Below is the trace. When I ssh to worker and try to test python version it looks like it's not installed.
[email protected]:~$ python --version
-bash: python: command not found
---------------------------------------------------------------------------
Exception Traceback (most recent call last)
<ipython-input-35-66777a445406> in <module>
4
5 with open("/home/dgxuser/.config/gcloud/application_default_credentials.json") as fh:
----> 6 client.run(write_credentials)#, fh.read())
~/anaconda3/envs/daskcp/lib/python3.7/site-packages/distributed/client.py in run(self, function, *args, **kwargs)
2510 >>> c.run(print_state, wait=False) # doctest: +SKIP
2511 """
-> 2512 return self.sync(self._run, function, *args, **kwargs)
2513
2514 def run_coroutine(self, function, *args, **kwargs):
~/anaconda3/envs/daskcp/lib/python3.7/site-packages/distributed/client.py in sync(self, func, asynchronous, callback_timeout, *args, **kwargs)
831 else:
832 return sync(
--> 833 self.loop, func, *args, callback_timeout=callback_timeout, **kwargs
834 )
835
~/anaconda3/envs/daskcp/lib/python3.7/site-packages/distributed/utils.py in sync(loop, func, callback_timeout, *args, **kwargs)
338 if error[0]:
339 typ, exc, tb = error[0]
--> 340 raise exc.with_traceback(tb)
341 else:
342 return result[0]
~/anaconda3/envs/daskcp/lib/python3.7/site-packages/distributed/utils.py in f()
322 if callback_timeout is not None:
323 future = asyncio.wait_for(future, callback_timeout)
--> 324 result[0] = yield future
325 except Exception as exc:
326 error[0] = sys.exc_info()
~/anaconda3/envs/daskcp/lib/python3.7/site-packages/tornado/gen.py in run(self)
760
761 try:
--> 762 value = future.result()
763 except Exception:
764 exc_info = sys.exc_info()
~/anaconda3/envs/daskcp/lib/python3.7/site-packages/distributed/client.py in _run(self, function, nanny, workers, wait, *args, **kwargs)
2439 ),
2440 workers=workers,
-> 2441 nanny=nanny,
2442 )
2443 results = {}
~/anaconda3/envs/daskcp/lib/python3.7/site-packages/distributed/core.py in send_recv_from_rpc(**kwargs)
881 name, comm.name = comm.name, "ConnectionPool." + key
882 try:
--> 883 result = await send_recv(comm=comm, op=key, **kwargs)
884 finally:
885 self.pool.reuse(self.addr, comm)
~/anaconda3/envs/daskcp/lib/python3.7/site-packages/distributed/core.py in send_recv(comm, reply, serializers, deserializers, **kwargs)
680 if comm.deserialize:
681 typ, exc, tb = clean_exception(**response)
--> 682 raise exc.with_traceback(tb)
683 else:
684 raise Exception(response["text"])
/opt/conda/envs/rapids/lib/python3.8/site-packages/distributed/core.py in handle_comm()
/opt/conda/envs/rapids/lib/python3.8/site-packages/distributed/scheduler.py in broadcast()
/opt/conda/envs/rapids/lib/python3.8/site-packages/distributed/utils.py in All()
/opt/conda/envs/rapids/lib/python3.8/site-packages/distributed/scheduler.py in send_message()
/opt/conda/envs/rapids/lib/python3.8/site-packages/distributed/core.py in send_recv()
Exception: an integer is required (got type bytes)
Below is the trace.
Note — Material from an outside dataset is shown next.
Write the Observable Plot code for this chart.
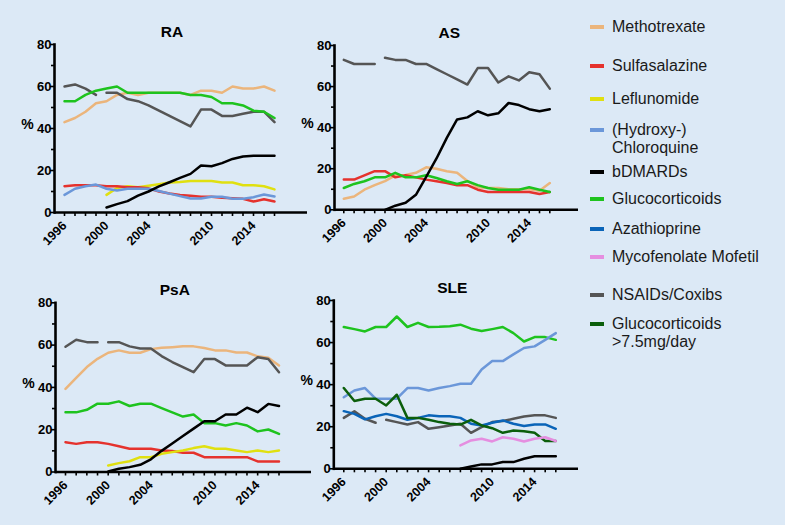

When I ssh to worker and try to test python version it looks like it's not installed.
Remember, you are starting up a docker container so you need to exec into the container.
Is it possible writing in the docker container is causing a problem but we don't see the exception nicely ? can you try writing to /tmp/NAME.json ?
I am able to manually copy the ./application_default_credentials.json file into the workers nodes and it needs to be in the /tmp/application_default_credentials.json location inside the docker container running on workers. It works once this file is present.
Is there a more elegant approach to copying the json file so the docker container can access it?